Repeat the material below exactly, with no pictures.

:: SUPPLIED INFORMATION ::

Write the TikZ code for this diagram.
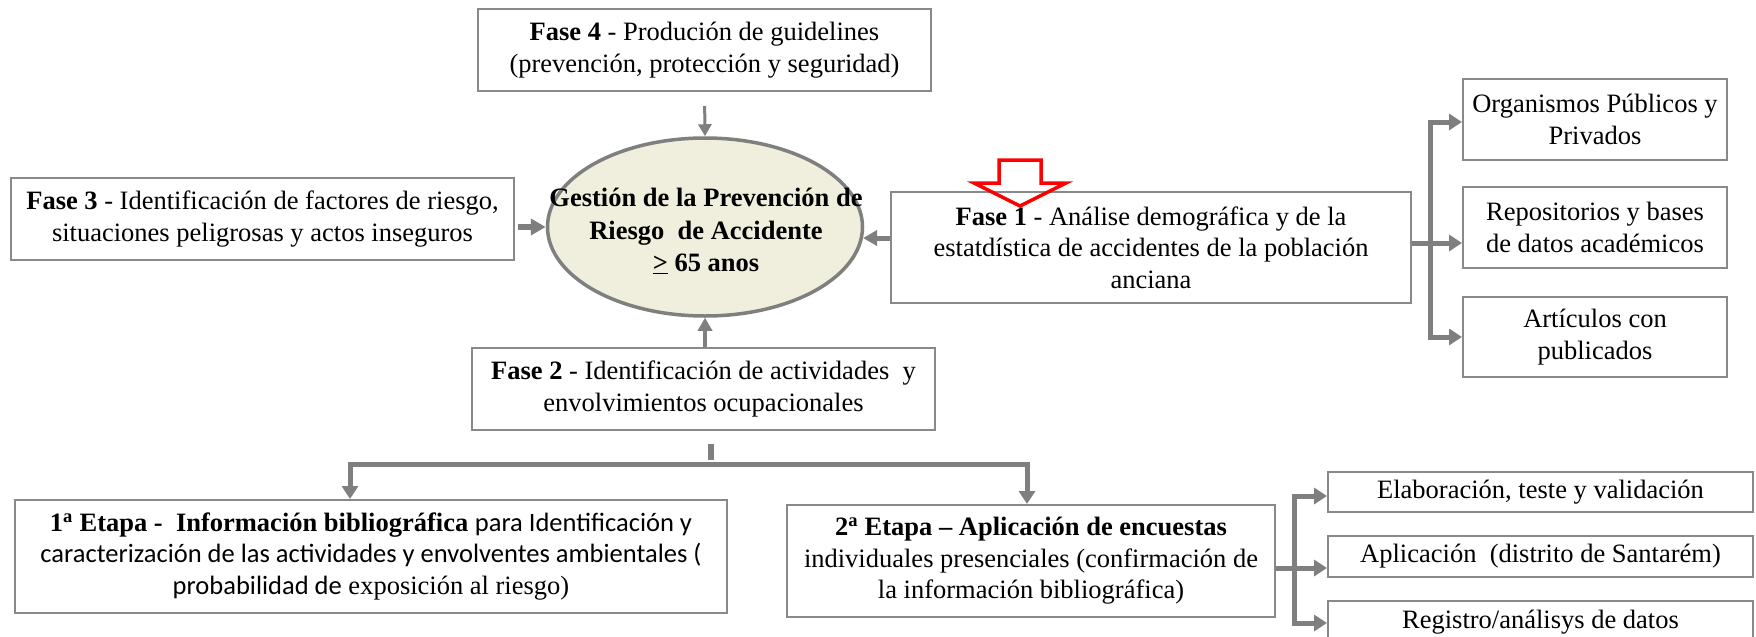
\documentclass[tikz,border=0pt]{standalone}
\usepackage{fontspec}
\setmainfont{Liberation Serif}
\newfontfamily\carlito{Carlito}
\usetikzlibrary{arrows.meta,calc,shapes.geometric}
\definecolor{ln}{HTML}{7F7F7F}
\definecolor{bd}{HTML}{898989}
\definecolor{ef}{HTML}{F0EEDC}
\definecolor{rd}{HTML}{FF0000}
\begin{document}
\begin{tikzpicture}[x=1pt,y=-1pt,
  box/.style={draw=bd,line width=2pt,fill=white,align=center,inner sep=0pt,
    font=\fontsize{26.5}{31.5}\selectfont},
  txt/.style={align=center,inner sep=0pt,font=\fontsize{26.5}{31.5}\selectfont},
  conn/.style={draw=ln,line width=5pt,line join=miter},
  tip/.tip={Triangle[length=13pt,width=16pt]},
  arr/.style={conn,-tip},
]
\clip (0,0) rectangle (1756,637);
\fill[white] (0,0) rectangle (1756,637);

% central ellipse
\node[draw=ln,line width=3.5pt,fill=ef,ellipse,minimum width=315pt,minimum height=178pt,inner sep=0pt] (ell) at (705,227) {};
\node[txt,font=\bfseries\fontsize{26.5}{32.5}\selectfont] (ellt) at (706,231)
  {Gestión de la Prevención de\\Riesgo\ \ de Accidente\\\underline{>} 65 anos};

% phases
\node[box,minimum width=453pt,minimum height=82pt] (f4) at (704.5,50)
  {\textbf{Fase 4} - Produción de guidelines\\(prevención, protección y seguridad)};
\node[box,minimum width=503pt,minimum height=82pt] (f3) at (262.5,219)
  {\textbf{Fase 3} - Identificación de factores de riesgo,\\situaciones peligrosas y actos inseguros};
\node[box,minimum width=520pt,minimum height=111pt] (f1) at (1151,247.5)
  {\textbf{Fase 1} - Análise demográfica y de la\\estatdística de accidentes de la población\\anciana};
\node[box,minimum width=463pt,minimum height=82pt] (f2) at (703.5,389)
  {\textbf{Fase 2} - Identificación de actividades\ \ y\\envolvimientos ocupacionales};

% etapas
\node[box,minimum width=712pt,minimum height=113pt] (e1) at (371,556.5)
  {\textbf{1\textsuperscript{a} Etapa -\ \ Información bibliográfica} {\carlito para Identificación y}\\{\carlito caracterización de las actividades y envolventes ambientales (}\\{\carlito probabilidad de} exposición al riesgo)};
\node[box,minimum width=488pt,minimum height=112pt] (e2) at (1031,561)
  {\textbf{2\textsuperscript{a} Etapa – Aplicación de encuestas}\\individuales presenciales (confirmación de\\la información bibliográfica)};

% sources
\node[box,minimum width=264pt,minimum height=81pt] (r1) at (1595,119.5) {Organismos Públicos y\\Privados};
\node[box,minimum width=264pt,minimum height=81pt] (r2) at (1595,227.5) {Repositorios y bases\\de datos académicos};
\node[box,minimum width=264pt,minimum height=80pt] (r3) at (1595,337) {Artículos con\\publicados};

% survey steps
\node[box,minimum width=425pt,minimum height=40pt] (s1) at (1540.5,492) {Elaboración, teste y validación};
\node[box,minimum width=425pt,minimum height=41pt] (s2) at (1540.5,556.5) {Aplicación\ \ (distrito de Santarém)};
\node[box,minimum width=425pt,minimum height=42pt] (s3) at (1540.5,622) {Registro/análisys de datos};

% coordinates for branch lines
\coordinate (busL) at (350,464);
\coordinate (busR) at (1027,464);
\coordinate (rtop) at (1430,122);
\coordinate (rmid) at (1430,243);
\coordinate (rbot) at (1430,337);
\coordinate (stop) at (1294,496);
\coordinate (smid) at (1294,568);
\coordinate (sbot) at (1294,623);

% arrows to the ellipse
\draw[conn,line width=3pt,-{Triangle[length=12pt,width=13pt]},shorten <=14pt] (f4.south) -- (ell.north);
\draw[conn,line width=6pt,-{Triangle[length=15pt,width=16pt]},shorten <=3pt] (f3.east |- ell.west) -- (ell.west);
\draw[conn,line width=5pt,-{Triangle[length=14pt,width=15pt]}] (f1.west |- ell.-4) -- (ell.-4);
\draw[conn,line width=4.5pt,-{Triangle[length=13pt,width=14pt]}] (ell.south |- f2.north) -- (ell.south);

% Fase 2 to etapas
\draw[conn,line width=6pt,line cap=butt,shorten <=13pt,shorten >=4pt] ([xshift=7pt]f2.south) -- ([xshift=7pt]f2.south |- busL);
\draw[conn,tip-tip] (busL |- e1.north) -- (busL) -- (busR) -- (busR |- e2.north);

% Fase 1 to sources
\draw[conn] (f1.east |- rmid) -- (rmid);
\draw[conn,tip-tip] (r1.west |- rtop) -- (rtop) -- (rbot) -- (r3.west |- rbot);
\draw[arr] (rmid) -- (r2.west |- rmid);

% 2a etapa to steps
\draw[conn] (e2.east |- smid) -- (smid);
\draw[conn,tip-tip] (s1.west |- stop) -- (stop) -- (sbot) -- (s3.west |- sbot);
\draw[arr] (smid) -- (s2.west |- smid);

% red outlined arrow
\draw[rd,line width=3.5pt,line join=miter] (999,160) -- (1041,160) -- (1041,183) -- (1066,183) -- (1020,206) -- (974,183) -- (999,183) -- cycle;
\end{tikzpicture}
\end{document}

:::

EXERCISE SOLUTION:
Write the TikZ code for this diagram.
\documentclass[tikz,border=0pt]{standalone}
\usepackage{fontspec}
\setmainfont{Liberation Serif}
\newfontfamily\carlito{Carlito}
\usetikzlibrary{arrows.meta,calc,shapes.geometric}
\definecolor{ln}{HTML}{7F7F7F}
\definecolor{bd}{HTML}{898989}
\definecolor{ef}{HTML}{F0EEDC}
\definecolor{rd}{HTML}{FF0000}
\begin{document}
\begin{tikzpicture}[x=1pt,y=-1pt,
  box/.style={draw=bd,line width=2pt,fill=white,align=center,inner sep=0pt,
    font=\fontsize{26.5}{31.5}\selectfont},
  txt/.style={align=center,inner sep=0pt,font=\fontsize{26.5}{31.5}\selectfont},
  conn/.style={draw=ln,line width=5pt,line join=miter},
  tip/.tip={Triangle[length=13pt,width=16pt]},
  arr/.style={conn,-tip},
]
\clip (0,0) rectangle (1756,637);
\fill[white] (0,0) rectangle (1756,637);

% central ellipse
\node[draw=ln,line width=3.5pt,fill=ef,ellipse,minimum width=315pt,minimum height=178pt,inner sep=0pt] (ell) at (705,227) {};
\node[txt,font=\bfseries\fontsize{26.5}{32.5}\selectfont] (ellt) at (706,231)
  {Gestión de la Prevención de\\Riesgo\ \ de Accidente\\\underline{>} 65 anos};

% phases
\node[box,minimum width=453pt,minimum height=82pt] (f4) at (704.5,50)
  {\textbf{Fase 4} - Produción de guidelines\\(prevención, protección y seguridad)};
\node[box,minimum width=503pt,minimum height=82pt] (f3) at (262.5,219)
  {\textbf{Fase 3} - Identificación de factores de riesgo,\\situaciones peligrosas y actos inseguros};
\node[box,minimum width=520pt,minimum height=111pt] (f1) at (1151,247.5)
  {\textbf{Fase 1} - Análise demográfica y de la\\estatdística de accidentes de la población\\anciana};
\node[box,minimum width=463pt,minimum height=82pt] (f2) at (703.5,389)
  {\textbf{Fase 2} - Identificación de actividades\ \ y\\envolvimientos ocupacionales};

% etapas
\node[box,minimum width=712pt,minimum height=113pt] (e1) at (371,556.5)
  {\textbf{1\textsuperscript{a} Etapa -\ \ Información bibliográfica} {\carlito para Identificación y}\\{\carlito caracterización de las actividades y envolventes ambientales (}\\{\carlito probabilidad de} exposición al riesgo)};
\node[box,minimum width=488pt,minimum height=112pt] (e2) at (1031,561)
  {\textbf{2\textsuperscript{a} Etapa – Aplicación de encuestas}\\individuales presenciales (confirmación de\\la información bibliográfica)};

% sources
\node[box,minimum width=264pt,minimum height=81pt] (r1) at (1595,119.5) {Organismos Públicos y\\Privados};
\node[box,minimum width=264pt,minimum height=81pt] (r2) at (1595,227.5) {Repositorios y bases\\de datos académicos};
\node[box,minimum width=264pt,minimum height=80pt] (r3) at (1595,337) {Artículos con\\publicados};

% survey steps
\node[box,minimum width=425pt,minimum height=40pt] (s1) at (1540.5,492) {Elaboración, teste y validación};
\node[box,minimum width=425pt,minimum height=41pt] (s2) at (1540.5,556.5) {Aplicación\ \ (distrito de Santarém)};
\node[box,minimum width=425pt,minimum height=42pt] (s3) at (1540.5,622) {Registro/análisys de datos};

% coordinates for branch lines
\coordinate (busL) at (350,464);
\coordinate (busR) at (1027,464);
\coordinate (rtop) at (1430,122);
\coordinate (rmid) at (1430,243);
\coordinate (rbot) at (1430,337);
\coordinate (stop) at (1294,496);
\coordinate (smid) at (1294,568);
\coordinate (sbot) at (1294,623);

% arrows to the ellipse
\draw[conn,line width=3pt,-{Triangle[length=12pt,width=13pt]},shorten <=14pt] (f4.south) -- (ell.north);
\draw[conn,line width=6pt,-{Triangle[length=15pt,width=16pt]},shorten <=3pt] (f3.east |- ell.west) -- (ell.west);
\draw[conn,line width=5pt,-{Triangle[length=14pt,width=15pt]}] (f1.west |- ell.-4) -- (ell.-4);
\draw[conn,line width=4.5pt,-{Triangle[length=13pt,width=14pt]}] (ell.south |- f2.north) -- (ell.south);

% Fase 2 to etapas
\draw[conn,line width=6pt,line cap=butt,shorten <=13pt,shorten >=4pt] ([xshift=7pt]f2.south) -- ([xshift=7pt]f2.south |- busL);
\draw[conn,tip-tip] (busL |- e1.north) -- (busL) -- (busR) -- (busR |- e2.north);

% Fase 1 to sources
\draw[conn] (f1.east |- rmid) -- (rmid);
\draw[conn,tip-tip] (r1.west |- rtop) -- (rtop) -- (rbot) -- (r3.west |- rbot);
\draw[arr] (rmid) -- (r2.west |- rmid);

% 2a etapa to steps
\draw[conn] (e2.east |- smid) -- (smid);
\draw[conn,tip-tip] (s1.west |- stop) -- (stop) -- (sbot) -- (s3.west |- sbot);
\draw[arr] (smid) -- (s2.west |- smid);

% red outlined arrow
\draw[rd,line width=3.5pt,line join=miter] (999,160) -- (1041,160) -- (1041,183) -- (1066,183) -- (1020,206) -- (974,183) -- (999,183) -- cycle;
\end{tikzpicture}
\end{document}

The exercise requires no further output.